The "i = i + n" and "n = n - 1" instructions. You see how every instruction produces a new variable. The state is again shuffled around by assigning to the input variables w_n and w_0 of the next target, block 1.

Note that it is possible to rewrite this by re-using variables, trying to produce nested blocks instead of the goto construction and much more. The source would look much more like what we used to write by hand. For the C backend, this doesn't make much sense since the compiler optimizes it for us. For the Python interpreter it could give a bit more speed. But this is a temporary format and will get optimized anyway when we produce the executable.

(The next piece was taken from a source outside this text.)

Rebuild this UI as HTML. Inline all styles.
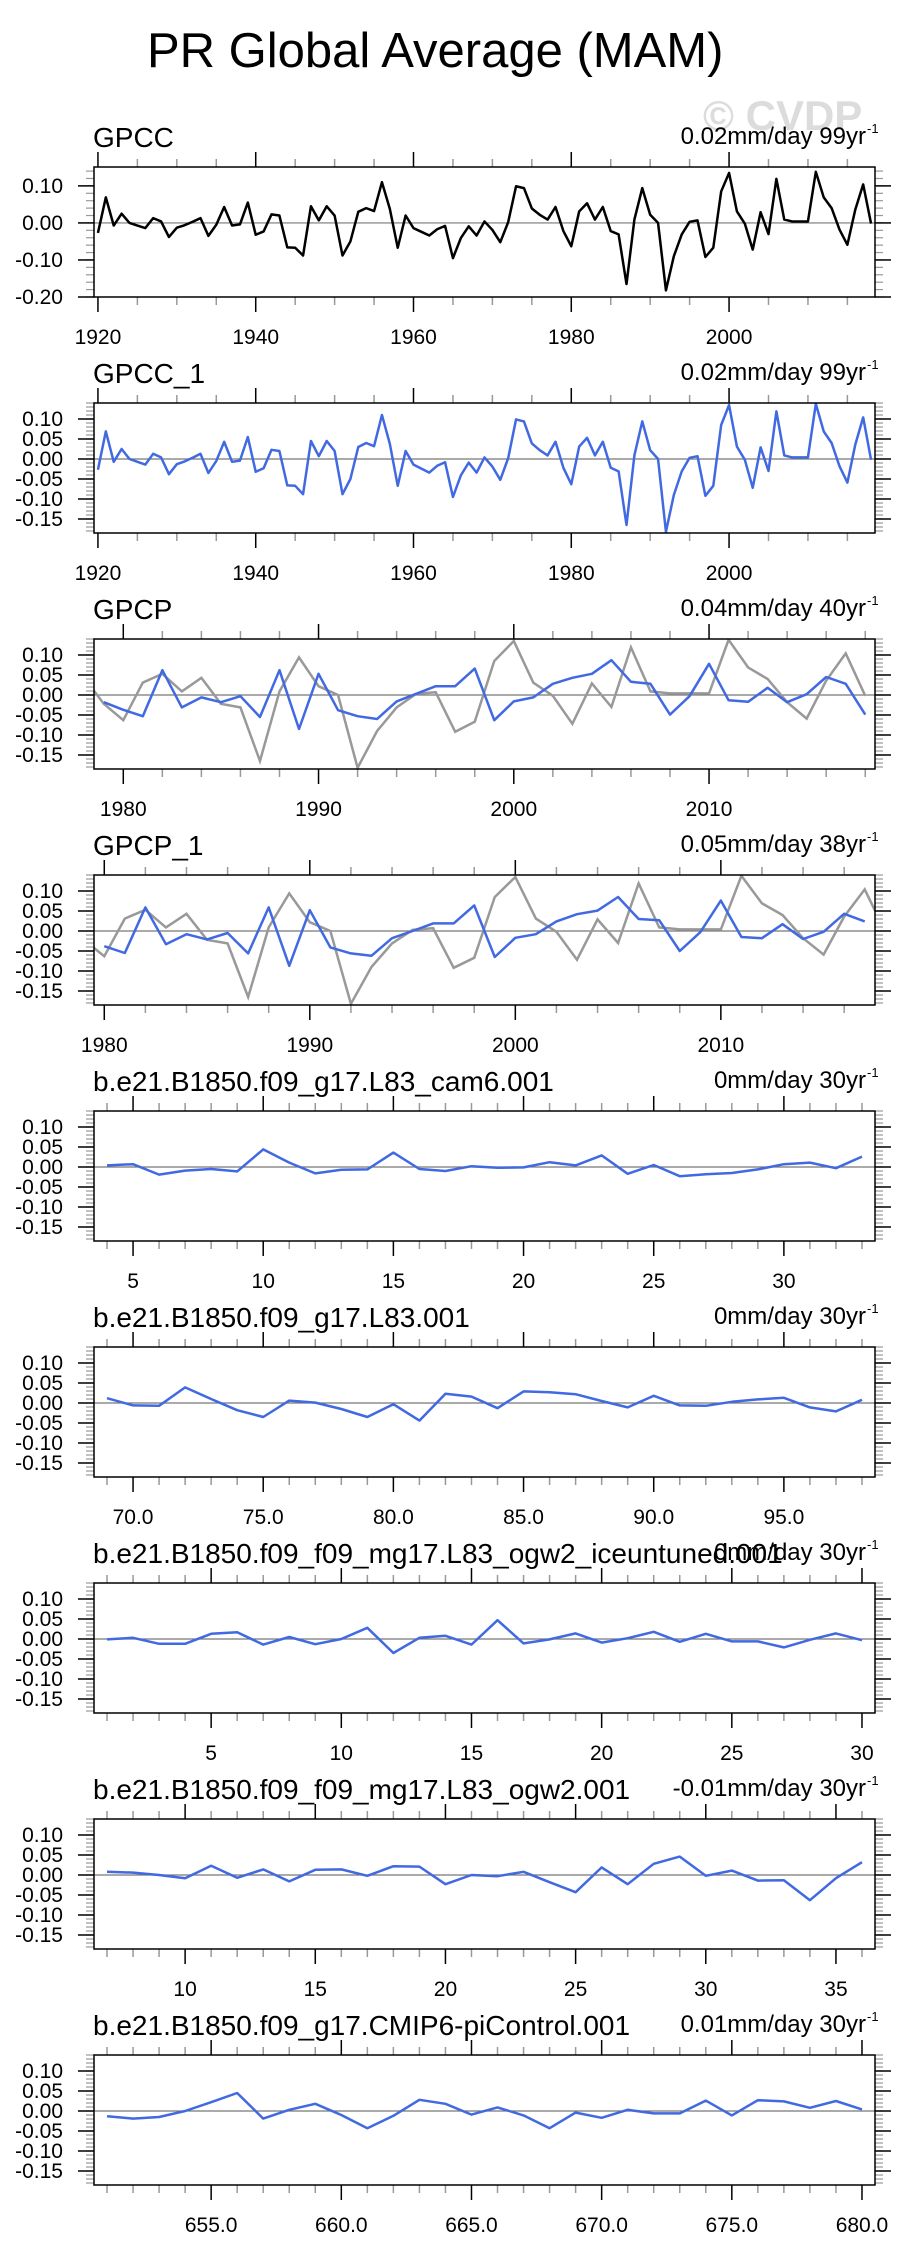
<!DOCTYPE html>
<html><head><meta charset="utf-8"><style>
html,body{margin:0;padding:0;background:#fff;}
svg{display:block;font-family:"Liberation Sans",Arial,sans-serif;}
</style></head><body>
<svg id="chart" width="907" height="2263" viewBox="0 0 907 2263" xmlns="http://www.w3.org/2000/svg">
<text x="147" y="67" font-size="49" fill="#000">PR Global Average (MAM)</text>
<text x="703" y="130" font-size="42" font-weight="bold" fill="#dcdcdc">© CVDP</text>
</svg>
<script>
const gpccYears = [];
for (let y = 1920; y <= 2018; y++) gpccYears.push(y);
const gpccValues = [-0.027,0.069,-0.007,0.025,0.0,-0.007,-0.014,0.013,0.004,-0.038,-0.013,-0.006,0.003,0.013,-0.035,-0.005,0.043,-0.007,-0.004,0.055,-0.032,-0.023,0.023,0.020,-0.066,-0.067,-0.088,0.045,0.007,0.045,0.020,-0.088,-0.050,0.030,0.040,0.032,0.110,0.038,-0.067,0.020,-0.014,-0.024,-0.034,-0.017,-0.008,-0.095,-0.041,-0.009,-0.034,0.004,-0.019,-0.052,0.002,0.099,0.094,0.039,0.022,0.009,0.043,-0.022,-0.063,0.031,0.053,0.009,0.043,-0.022,-0.031,-0.165,0.009,0.094,0.022,0.0,-0.182,-0.090,-0.031,0.003,0.007,-0.092,-0.067,0.085,0.135,0.031,-0.002,-0.072,0.029,-0.030,0.119,0.009,0.004,0.004,0.004,0.138,0.069,0.040,-0.018,-0.059,0.036,0.104,-0.002];
const gpcpYears = [];
for (let y = 1979; y <= 2018; y++) gpcpYears.push(y);
const gpcpValues = [-0.018,-0.037,-0.053,0.062,-0.031,-0.006,-0.018,-0.003,-0.055,0.062,-0.085,0.053,-0.038,-0.053,-0.060,-0.016,0.003,0.022,0.022,0.066,-0.063,-0.016,-0.006,0.028,0.043,0.053,0.087,0.033,0.028,-0.049,-0.003,0.078,-0.013,-0.017,0.018,-0.018,0.002,0.045,0.028,-0.049];
const gpcp1Years = [];
for (let y = 1980; y <= 2017; y++) gpcp1Years.push(y);
const gpcp1Values = [-0.038,-0.055,0.059,-0.033,-0.008,-0.021,-0.005,-0.056,0.059,-0.087,0.052,-0.041,-0.056,-0.062,-0.018,0.0,0.019,0.019,0.064,-0.065,-0.017,-0.008,0.024,0.042,0.051,0.085,0.030,0.027,-0.050,-0.003,0.076,-0.015,-0.018,0.017,-0.020,-0.002,0.043,0.024];
const cam6Start = 4;
const cam6Values = [0.004,0.007,-0.019,-0.009,-0.005,-0.011,0.044,0.011,-0.016,-0.007,-0.006,0.036,-0.005,-0.010,0.002,-0.002,-0.001,0.012,0.004,0.029,-0.017,0.005,-0.023,-0.018,-0.015,-0.006,0.007,0.011,-0.003,0.026];
const l83Start = 69;
const l83Values = [0.012,-0.006,-0.007,0.039,0.010,-0.018,-0.035,0.006,0.001,-0.015,-0.035,-0.003,-0.044,0.023,0.016,-0.013,0.029,0.027,0.022,0.005,-0.011,0.018,-0.006,-0.007,0.003,0.009,0.013,-0.011,-0.021,0.008];
const iceStart = 1;
const iceValues = [-0.001,0.003,-0.012,-0.012,0.013,0.017,-0.014,0.005,-0.013,0.0,0.028,-0.035,0.003,0.008,-0.014,0.047,-0.011,-0.001,0.014,-0.009,0.002,0.018,-0.007,0.013,-0.006,-0.006,-0.021,-0.002,0.014,-0.003];
const ogw2Start = 7;
const ogw2Values = [0.008,0.006,0.0,-0.008,0.023,-0.007,0.014,-0.016,0.013,0.014,-0.002,0.022,0.021,-0.023,0.0,-0.003,0.008,-0.018,-0.043,0.019,-0.023,0.028,0.046,-0.002,0.011,-0.014,-0.013,-0.063,-0.008,0.032];
const piStart = 651;
const piValues = [-0.013,-0.019,-0.015,0.0,0.022,0.045,-0.019,0.003,0.018,-0.010,-0.043,-0.012,0.028,0.018,-0.009,0.009,-0.011,-0.043,-0.004,-0.017,0.003,-0.006,-0.006,0.026,-0.011,0.027,0.024,0.008,0.025,0.004];
const panelTitles = ["GPCC","GPCC_1","GPCP","GPCP_1","b.e21.B1850.f09_g17.L83_cam6.001","b.e21.B1850.f09_g17.L83.001","b.e21.B1850.f09_f09_mg17.L83_ogw2_iceuntuned.001","b.e21.B1850.f09_f09_mg17.L83_ogw2.001","b.e21.B1850.f09_g17.CMIP6-piControl.001"];
const trendLabels = ["0.02mm/day 99yr","0.02mm/day 99yr","0.04mm/day 40yr","0.05mm/day 38yr","0mm/day 30yr","0mm/day 30yr","0mm/day 30yr","-0.01mm/day 30yr","0.01mm/day 30yr"];

const NS = "http://www.w3.org/2000/svg";
const svg = document.getElementById("chart");
function mk(tag, attrs, parent) {
  const e = document.createElementNS(NS, tag);
  for (const k in attrs) e.setAttribute(k, attrs[k]);
  (parent || svg).appendChild(e);
  return e;
}
function seq(start, n) { const a = []; for (let i = 0; i < n; i++) a.push(start + i); return a; }

const BL = 94, BR = 875, BH = 130;
const panels = [
  {xs: gpccYears, ys: gpccValues, color: "#000", x0: 1919.5, x1: 2018.5, y0: -0.2, y1: 0.151, major: 20, minor: 5, fmt: 0, yMajor: [-0.2,-0.1,0,0.1], yMinorStep: 0.02, yFmt: 2},
  {xs: gpccYears, ys: gpccValues, color: "#4169e1", x0: 1919.5, x1: 2018.5, y0: -0.185, y1: 0.14, major: 20, minor: 5, fmt: 0},
  {xs: gpcpYears, ys: gpcpValues, color: "#4169e1", gray: true, x0: 1978.5, x1: 2018.5, y0: -0.185, y1: 0.14, major: 10, minor: 2, fmt: 0},
  {xs: gpcp1Years, ys: gpcp1Values, color: "#4169e1", gray: true, x0: 1979.5, x1: 2017.5, y0: -0.185, y1: 0.14, major: 10, minor: 2, fmt: 0},
  {xs: seq(cam6Start, cam6Values.length), ys: cam6Values, color: "#4169e1", major: 5, minor: 1, fmt: 0},
  {xs: seq(l83Start, l83Values.length), ys: l83Values, color: "#4169e1", major: 5, minor: 1, fmt: 1},
  {xs: seq(iceStart, iceValues.length), ys: iceValues, color: "#4169e1", major: 5, minor: 1, fmt: 0},
  {xs: seq(ogw2Start, ogw2Values.length), ys: ogw2Values, color: "#4169e1", major: 5, minor: 1, fmt: 0},
  {xs: seq(piStart, piValues.length), ys: piValues, color: "#4169e1", major: 5, minor: 1, fmt: 1}
];

panels.forEach((p, i) => {
  if (p.x0 === undefined) { p.x0 = p.xs[0] - 0.5; p.x1 = p.xs[p.xs.length - 1] + 0.5; }
  if (p.y0 === undefined) { p.y0 = -0.185; p.y1 = 0.14; }
  if (!p.yMajor) { p.yMajor = [-0.15,-0.1,-0.05,0,0.05,0.1]; p.yMinorStep = 0.01; p.yFmt = 2; }
  const top = 167 + 236 * i, bot = top + BH;
  const sx = v => BL + (v - p.x0) / (p.x1 - p.x0) * (BR - BL);
  const sy = v => bot - (v - p.y0) / (p.y1 - p.y0) * BH;
  const g = mk("g", {});
  
  

  const t = mk("text", {x: 93, y: top - 20, "font-size": 28, fill: "#000"}, g);
  t.textContent = panelTitles[i];
  
  
  const tr = mk("text", {x: 866, y: top - 23, "font-size": 24, "text-anchor": "end", fill: "#000"}, g);
  tr.textContent = trendLabels[i];
  
  
  const sup = mk("text", {x: 867, y: top - 34, "font-size": 13, fill: "#000"}, g);
  sup.textContent = "-1";
  
  

  const xStart = Math.ceil(p.x0 / p.minor) * p.minor;
  for (let v = xStart; v <= p.x1 + 1e-9; v += p.minor) {
    const x = sx(v);
    const isMaj = Math.abs(v / p.major - Math.round(v / p.major)) < 1e-6;
    const len = isMaj ? 15 : 8;
    const col = isMaj ? "#000" : "#999";
    const tk1 = mk("line", {x1: x, x2: x, y1: top, y2: top - len, stroke: col, "stroke-width": 1.5}, g);
    
    
    const tk2 = mk("line", {x1: x, x2: x, y1: bot, y2: bot + len, stroke: col, "stroke-width": 1.5}, g);
    
    
    if (isMaj) {
      const lb = mk("text", {x: x, y: bot + 47, "font-size": 21, "text-anchor": "middle", fill: "#000"}, g);
      lb.textContent = v.toFixed(p.fmt);
      
      
    }
  }
  const st = p.yMinorStep;
  for (let k = Math.ceil(p.y0 / st - 1e-9); k * st <= p.y1 + 1e-9; k++) {
    const y = sy(k * st);
    [[BL, BL - 8], [BR, BR + 8]].forEach(([a, b]) => {
      const m = mk("line", {x1: a, x2: b, y1: y, y2: y, stroke: "#999", "stroke-width": 1.2}, g);
      
      
    });
  }
  p.yMajor.forEach(v => {
    const y = sy(v);
    [[BL, BL - 16], [BR, BR + 16]].forEach(([a, b]) => {
      const m = mk("line", {x1: a, x2: b, y1: y, y2: y, stroke: "#000", "stroke-width": 1.5}, g);
      
      
    });
    const lb = mk("text", {x: 63, y: y + 7, "font-size": 21, "text-anchor": "end", fill: "#000"}, g);
    lb.textContent = v.toFixed(p.yFmt);
    
    
  });

  const cp = mk("clipPath", {id: "clip" + i}, g);
  mk("rect", {x: BL, y: top, width: BR - BL, height: BH}, cp);

  const z = mk("line", {x1: BL, x2: BR, y1: sy(0), y2: sy(0), stroke: "#777", "stroke-width": 1.2}, g);
  
  

  if (p.gray) {
    const pts = gpccYears.map((yr, j) => sx(yr).toFixed(2) + "," + sy(gpccValues[j]).toFixed(2)).join(" ");
    const gl = mk("polyline", {points: pts, fill: "none", stroke: "#999", "stroke-width": 2.5, "clip-path": "url(#clip" + i + ")"}, g);
    
    
  }
  const pts = p.xs.map((xv, j) => sx(xv).toFixed(2) + "," + sy(p.ys[j]).toFixed(2)).join(" ");
  const ln = mk("polyline", {points: pts, fill: "none", stroke: p.color, "stroke-width": 2.5, "stroke-linejoin": "round", "clip-path": "url(#clip" + i + ")"}, g);
  
  

  const box = mk("rect", {x: BL, y: top, width: BR - BL, height: BH, fill: "none", stroke: "#000", "stroke-width": 1.5}, g);
  
  
});
</script>
</body></html>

Interplevel Snippets in the Sources

Code written in application space can consist of complete files to be translated, or they can be tiny snippets scattered all over a source file, similar to our example from above.

Translation of these snippets is done automatically and cached in pypy/_cache with the modulename and the md5 checksum appended to it as file name. If you have run your copy of pypy already, this folder should exist and have some generated files in it. These files consist of the generated code plus a little code that auto-destructs the cached file (plus .pyc/.pyo versions) if it is executed as __main__. On windows this means you can wipe a cached code snippet clear by double-clicking it. Note also that the auto-generated __init__.py file wipes the whole directory when executed.